In [1]:
from collections import deque

In many places online one can find the following recursive depth-first path search algorithm.  I first encountered this algorithm when taking a course on Algorithms and Data Structures from Codecademy.com.  On Codecademy and other websites it is claimed that this algorithm will always produce a path (if one exists) from the current_vertex to the target_vertex.  As we will see, this is not always true.

In [2]:
def dfs(graph, current_vertex, target_value, visited=None):
    if visited is None:
        visited = []
	
    visited.append(current_vertex)
  
    if current_vertex == target_value:
        return visited
        
    for neighbor in graph[current_vertex]:
        if neighbor not in visited:
            walk = dfs(graph, neighbor, target_value, visited)
            if walk:
                return walk

A \emph{star} graph is a simple tree that has one central vertex that is adjacent to all other vertices.  All other vertices have degree $1$.
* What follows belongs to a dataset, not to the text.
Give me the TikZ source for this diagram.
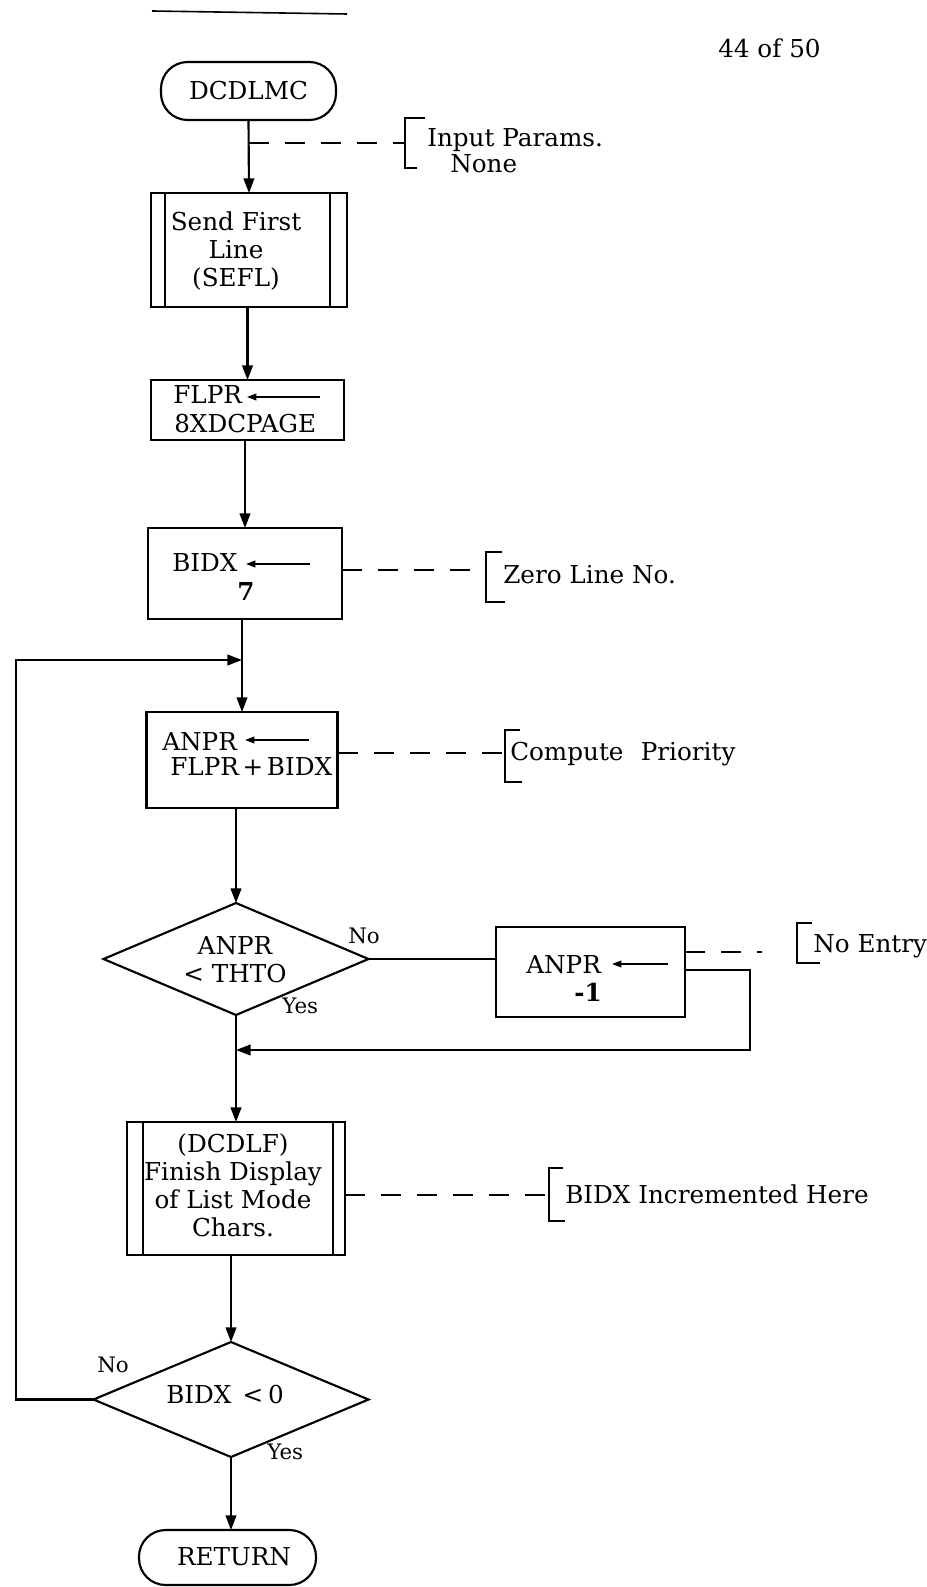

Running this algorithm on a star-graph (a few times if necessary), we can see that the algorithm does not always produce a path from B to E.

In [3]:
# Star Graph
star_graph = {
    'A': set(['B', 'C', 'D', 'E', 'F', 'G']),
    'B': set(['A']),
    'C': set(['A']),
    'D': set(['A']),
    'E': set(['A']),
    'F': set(['A']),
    'G': set(['A']) 
}

There is only one path from B to E in the star graph.  That is B, A, E.

In [4]:
dfs(star_graph, 'B', 'E')

['B', 'A', 'D', 'E']

When I ran the above code, I got $[$'B', 'A', 'D', 'E'$]$.  However, B,A,D,E is NOT a path in the star graph at all!  This is because this dfs algorithm returns the visited array.  So, what happened was that the algorithm visited B, then A, then D, reached a dead end, backtracked to A, then visited E.  

I am truly amazed that people think so highly of this algorithm.  It doesn't really consistently do anything all that exciting.  This discrepency with what this algorithm is actually doing bothered me!

So, after thinking of how the algorithm works, I realized that you could also keep track of the path taken and, when a dead end is reached, delete a vertex when the algorithm backtracks.

This is essentially what my algorithm does.

In [5]:
def path_search_dfs(graph, current_vertex, target_value, visited = None, walk = None):
    if visited is None:
        visited = []
	
    if walk is None:
        walk = []

    visited.append(current_vertex)
    walk.append(current_vertex)
  
    if current_vertex == target_value:
        return visited, walk
        
    for neighbor in graph[current_vertex]:
        if neighbor not in visited:
            X, Y = path_search_dfs(graph, neighbor, target_value, visited, walk)
            if X:
                return X, Y
            else:
                Y.pop()
    return None, walk

Running this on the star graph (a few times if necessary), we see that the actual path $[$B, A, E$]$ is returned as the 1st element in the return tuple.  

The algorithm returns a tuple of the form: (visited_array, path_array).

It is necessary to return this tuple so that recursion can be used.

In [6]:
path_search_dfs(star_graph, 'B', 'E')

(['B', 'A', 'D', 'E'], ['B', 'A', 'E'])